長期間活動していない団員の存在が問題視され始めていた中、これだけ大人数の存在が判明するのは異例だった。市消防局によると、市消防団には17年度、4577人が全99分団に所属していた。市は、活動実績にかかわらず各団員に年2万1000円(一般団員)の報酬を支払っている。また、団員が出動すると各分団長が市に報告し、出動に応じて市が団員に手当を支給する。全分団が原則参加して消火技術を競う年1回の操法訓練大会などへの参加も支給対象だ。
毎日新聞は、事実上退団しているにもかかわらず報酬が支払われている団員の存在を把握し、17年2月、市に調査を求めた。その結果、15~16年度で全体の約8%にあたる348人は出動・訓練参加の報告がゼロだったことが判明した。
また、手当が支払われていない団員を単年度で見ると、15年度は622人、16年度は567人いることも発覚した。毎年、少なくとも実員の10%超の団員が確認できる履歴上、活動に参加していないことも分かった。

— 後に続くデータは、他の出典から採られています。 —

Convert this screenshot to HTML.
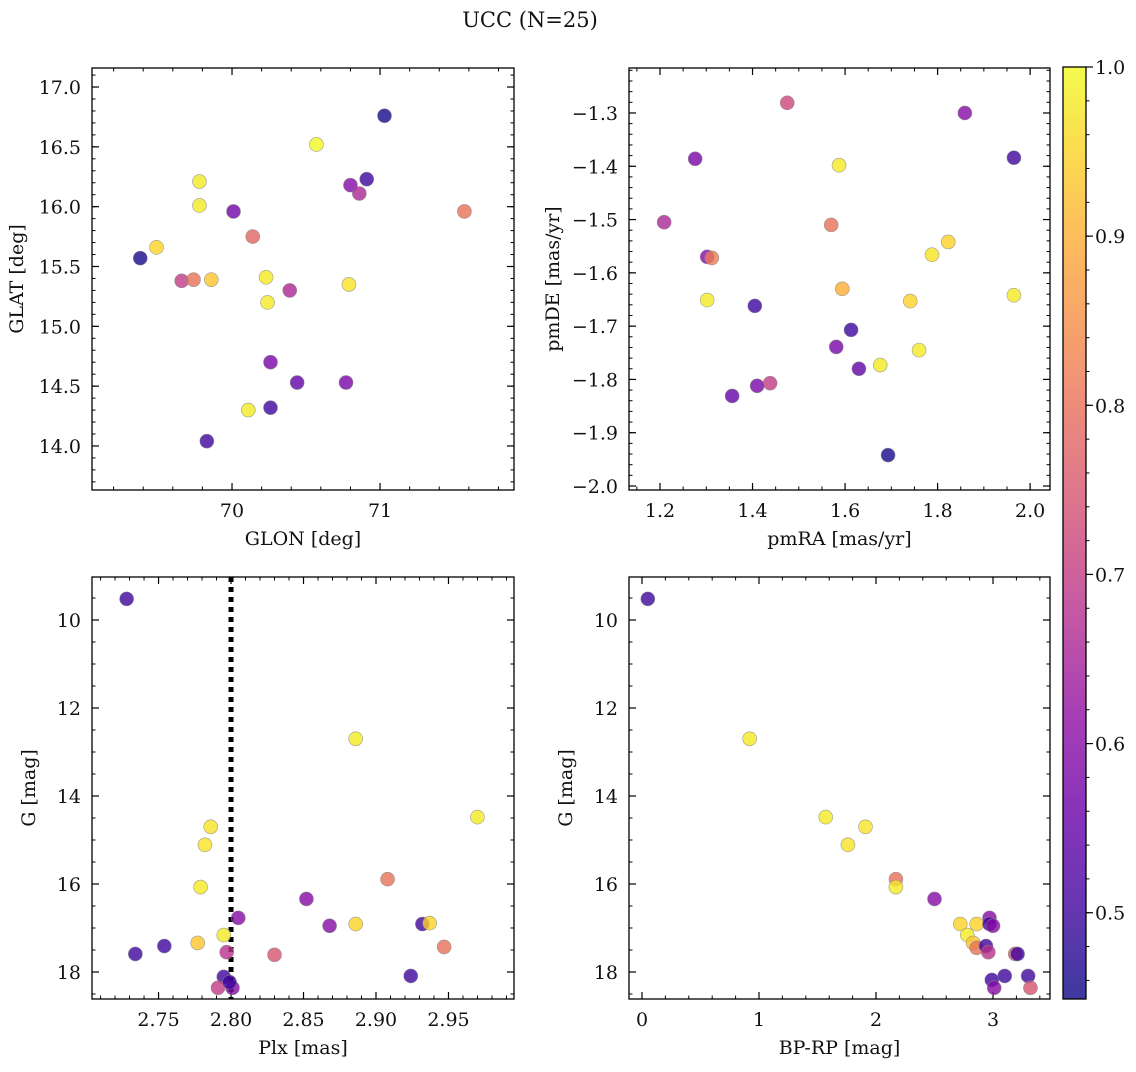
<!DOCTYPE html>
<html><head><meta charset="utf-8">
<style>
body{margin:0;background:#fff;}
svg text{font-family:"DejaVu Serif","Liberation Serif",serif;fill:#111;}
</style></head>
<body>
<svg id="fig" width="1136" height="1067" viewBox="0 0 1136 1067" xmlns="http://www.w3.org/2000/svg">
<text x="530" y="27" font-size="21" text-anchor="middle">UCC (N=25)</text>
</svg>
<script>
// Panel 1: GLON vs GLAT
const glon = [71.03,70.57,69.78,70.80,70.91,70.86,71.57,69.78,70.01,70.14,69.49,69.38,69.66,69.74,69.86,70.23,70.39,70.79,70.24,70.26,70.44,70.77,70.11,70.26,69.83];
const glat = [16.76,16.52,16.21,16.18,16.23,16.11,15.96,16.01,15.96,15.75,15.66,15.57,15.38,15.39,15.39,15.41,15.30,15.35,15.20,14.70,14.53,14.53,14.30,14.32,14.04];
const prob1 = [0.46,1.0,0.98,0.6,0.5,0.66,0.8,0.98,0.57,0.78,0.95,0.46,0.7,0.8,0.93,0.98,0.66,0.97,0.98,0.58,0.55,0.58,0.98,0.5,0.5];
// Panel 2: pmRA vs pmDE
const pmra = [1.475,1.859,1.276,1.965,1.587,1.209,1.570,1.302,1.312,1.823,1.788,1.594,1.302,1.965,1.741,1.405,1.613,1.581,1.760,1.676,1.630,1.438,1.410,1.356,1.693];
const pmde = [-1.281,-1.300,-1.386,-1.384,-1.398,-1.505,-1.510,-1.570,-1.572,-1.542,-1.566,-1.630,-1.651,-1.642,-1.653,-1.662,-1.707,-1.739,-1.745,-1.773,-1.780,-1.807,-1.812,-1.831,-1.942];
const prob2 = [0.72,0.6,0.58,0.5,0.98,0.66,0.8,0.6,0.82,0.95,0.97,0.9,0.98,0.98,0.95,0.5,0.5,0.58,0.98,0.98,0.55,0.7,0.58,0.55,0.46];
// Panel 3: Plx vs G
const plx = [2.728,2.886,2.970,2.786,2.782,2.908,2.779,2.852,2.805,2.868,2.886,2.932,2.937,2.795,2.777,2.754,2.947,2.734,2.797,2.830,2.924,2.795,2.791,2.801,2.799];
const gmag3 = [9.52,12.70,14.48,14.70,15.11,15.89,16.07,16.34,16.77,16.95,16.91,16.91,16.89,17.16,17.34,17.41,17.43,17.59,17.55,17.61,18.09,18.11,18.36,18.36,18.23];
const prob3 = [0.5,0.98,0.98,0.97,0.97,0.8,0.98,0.6,0.6,0.6,0.95,0.5,0.95,0.98,0.93,0.5,0.8,0.5,0.68,0.75,0.5,0.5,0.7,0.6,0.5];
const plxLine = 2.80;
// Panel 4: BP-RP vs G
const bprp = [0.05,0.92,1.57,1.91,1.76,2.17,2.17,2.50,2.97,2.72,2.86,2.97,3.00,2.78,2.83,2.86,2.94,2.96,3.19,3.21,3.10,3.30,2.99,3.01,3.32];
const gmag4 = [9.52,12.70,14.48,14.70,15.11,15.89,16.07,16.34,16.77,16.91,16.91,16.91,16.95,17.16,17.34,17.45,17.41,17.55,17.59,17.59,18.09,18.09,18.18,18.36,18.36];
const prob4 = [0.5,0.98,0.98,0.97,0.97,0.8,0.98,0.6,0.6,0.95,0.95,0.5,0.6,0.98,0.93,0.8,0.5,0.68,0.75,0.5,0.5,0.5,0.5,0.6,0.75];
// Tick labels
const ticks1x = [70,71], ticks1y = [14.0,14.5,15.0,15.5,16.0,16.5,17.0];
const ticks2x = [1.2,1.4,1.6,1.8,2.0], ticks2y = [-2.0,-1.9,-1.8,-1.7,-1.6,-1.5,-1.4,-1.3];
const ticks3x = [2.75,2.80,2.85,2.90,2.95], ticksGy = [10,12,14,16,18];
const ticks4x = [0,1,2,3];
const cbTicks = [0.5,0.6,0.7,0.8,0.9,1.0];
const cmin = 0.449, cmax = 1.0;

const NS = "http://www.w3.org/2000/svg";
const svg = document.getElementById('fig');
const FS = 19;
function mk(tag, attrs, parent){const e=document.createElementNS(NS,tag);for(const k in attrs)e.setAttribute(k,attrs[k]);(parent||svg).appendChild(e);return e;}
const stops=[[13,8,135],[65,4,157],[106,0,168],[143,13,164],[177,42,144],[204,71,120],[225,100,98],[242,132,75],[252,166,54],[252,206,37],[240,249,33]];
function plasma(t){t=Math.max(0,Math.min(1,t));const f=t*10,i=Math.min(9,Math.floor(f)),u=f-i;const a=stops[i],b=stops[i+1];return 'rgb('+a.map((v,k)=>Math.round(v+(b[k]-v)*u)).join(',')+')';}
function cnorm(c){return (c-cmin)/(cmax-cmin);}

function panel(o){
  const g=mk('g',{});
  
  
  const sx=v=>o.x0+(v-o.xd[0])/(o.xd[1]-o.xd[0])*(o.x1-o.x0);
  const sy=v=>o.y1-(v-o.yd[0])/(o.yd[1]-o.yd[0])*(o.y1-o.y0);
  const ax=mk('rect',{x:o.x0,y:o.y0,width:o.x1-o.x0,height:o.y1-o.y0,fill:'none',stroke:'#000','stroke-width':1.3},g);
  
  
  const lo=Math.min(...o.xd),hi=Math.max(...o.xd);
  for(let v=Math.ceil(lo/o.xmin-1e-6)*o.xmin; v<=hi+1e-9; v+=o.xmin){const p=sx(v);
    mk('line',{x1:p,x2:p,y1:o.y1,y2:o.y1-3.5,stroke:'#000','stroke-width':1},g);
    mk('line',{x1:p,x2:p,y1:o.y0,y2:o.y0+3.5,stroke:'#000','stroke-width':1},g);}
  const ylo=Math.min(...o.yd),yhi=Math.max(...o.yd);
  for(let v=Math.ceil(ylo/o.ymin-1e-6)*o.ymin; v<=yhi+1e-9; v+=o.ymin){const p=sy(v);
    mk('line',{y1:p,y2:p,x1:o.x0,x2:o.x0+3.5,stroke:'#000','stroke-width':1},g);
    mk('line',{y1:p,y2:p,x1:o.x1,x2:o.x1-3.5,stroke:'#000','stroke-width':1},g);}
  o.xt.forEach(v=>{const p=sx(v);
    mk('line',{x1:p,x2:p,y1:o.y1,y2:o.y1-7,stroke:'#000','stroke-width':1.2},g);
    mk('line',{x1:p,x2:p,y1:o.y0,y2:o.y0+7,stroke:'#000','stroke-width':1.2},g);
    const t=mk('text',{x:p,y:o.y1+27,'font-size':FS,'text-anchor':'middle'},g);t.textContent=v.toFixed(o.xf);
    
    });
  o.yt.forEach(v=>{const p=sy(v);
    mk('line',{y1:p,y2:p,x1:o.x0,x2:o.x0+7,stroke:'#000','stroke-width':1.2},g);
    mk('line',{y1:p,y2:p,x1:o.x1,x2:o.x1-7,stroke:'#000','stroke-width':1.2},g);
    const t=mk('text',{x:o.x0-11,y:p+7,'font-size':FS,'text-anchor':'end'},g);t.textContent=v.toFixed(o.yf).replace('-','\u2212');
    
    });
  const xl=mk('text',{x:(o.x0+o.x1)/2,y:o.y1+55,'font-size':FS,'text-anchor':'middle'},g);xl.textContent=o.xl;
  
  
  const yx=o.x0-o.ylOff, yy=(o.y0+o.y1)/2;
  const yl=mk('text',{x:yx,y:yy,'font-size':FS,'text-anchor':'middle',transform:'rotate(-90 '+yx+' '+yy+')'},g);yl.textContent=o.yl;
  
  
  if(o.vline!==undefined){const p=sx(o.vline);
    const l=mk('line',{x1:p,x2:p,y1:o.y0,y2:o.y1,stroke:'#000','stroke-width':5,'stroke-dasharray':'5 5'},g);
    
    }
  o.xs.forEach((v,i)=>{
    const c=mk('circle',{cx:sx(v),cy:sy(o.ys[i]),r:7,fill:plasma(cnorm(o.cs[i])),'fill-opacity':0.8,stroke:'#888','stroke-opacity':0.8,'stroke-width':0.6},g);
    
    });
}
panel({name:'glon-glat-panel',x0:92,x1:514,y0:68,y1:490,xd:[69.054,71.905],yd:[13.632,17.159],xmin:0.2,ymin:0.1,xt:ticks1x,yt:ticks1y,xf:0,yf:1,xl:'GLON [deg]',yl:'GLAT [deg]',ylOff:69,xs:glon,ys:glat,cs:prob1});
panel({name:'pm-panel',x0:629,x1:1050,y0:68,y1:490,xd:[1.133,2.043],yd:[-2.0075,-1.2156],xmin:0.05,ymin:0.02,xt:ticks2x,yt:ticks2y,xf:1,yf:1,xl:'pmRA [mas/yr]',yl:'pmDE [mas/yr]',ylOff:70,xs:pmra,ys:pmde,cs:prob2});
panel({name:'plx-g-panel',x0:92,x1:514,y0:577,y1:999,xd:[2.7041,2.9952],yd:[18.614,9.023],xmin:0.01,ymin:0.5,xt:ticks3x,yt:ticksGy,xf:2,yf:0,xl:'Plx [mas]',yl:'G [mag]',ylOff:57,xs:plx,ys:gmag3,cs:prob3,vline:plxLine});
panel({name:'cmd-panel',x0:629,x1:1050,y0:577,y1:999,xd:[-0.111,3.487],yd:[18.614,9.023],xmin:0.2,ymin:0.5,xt:ticks4x,yt:ticksGy,xf:0,yf:0,xl:'BP-RP [mag]',yl:'G [mag]',ylOff:57,xs:bprp,ys:gmag4,cs:prob4});

// Colorbar
const cb=mk('g',{});


const defs=mk('defs',{},cb);
const lg=mk('linearGradient',{id:'pl',x1:0,y1:1,x2:0,y2:0},defs);
for(let i=0;i<=20;i++){mk('stop',{offset:i/20,'stop-color':plasma(i/20),'stop-opacity':0.8},lg);}
const cx0=1063,cx1=1086,cy0=67,cy1=999;
mk('rect',{x:cx0,y:cy0,width:cx1-cx0,height:cy1-cy0,fill:'url(#pl)',stroke:'#000','stroke-width':1.3},cb);
const cy=v=>cy1-(v-cmin)/(cmax-cmin)*(cy1-cy0);
for(let v=0.46;v<=1.0001;v+=0.02){mk('line',{x1:cx1,x2:cx1+3.5,y1:cy(v),y2:cy(v),stroke:'#000','stroke-width':1},cb);}
cbTicks.forEach(v=>{const p=cy(v);
  mk('line',{x1:cx1,x2:cx1+7,y1:p,y2:p,stroke:'#000','stroke-width':1.2},cb);
  const t=mk('text',{x:cx1+9,y:p+7,'font-size':FS},cb);t.textContent=v.toFixed(1);
  
  });
</script>
</body></html>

総務省消防庁の通達によると、報酬・手当は団員個人の口座に振り込むことになっているが、消防団の関係者によると、実際には分団側が口座を管理しているケースが少なくない。市消防局は、
「緊急時にどれだけの団員が配置できるのかは正確に把握する必要がある。実態を調査し、改善を検討したい」
とした。取材に取りかかった中で幽霊消防団員の男性に事前に接触した上、詳細を聞いていた点は大きかった。男性が所属する団では、報酬や手当を振り込まれる個人口座の通帳は分団が管理している。そのため、飲食・旅行に流用され、退団を願い出るも約5年間にわたって拒まれ続けた。通帳を再発行すると、無活動の期間で10万円以上の報酬・手当が入金されていた。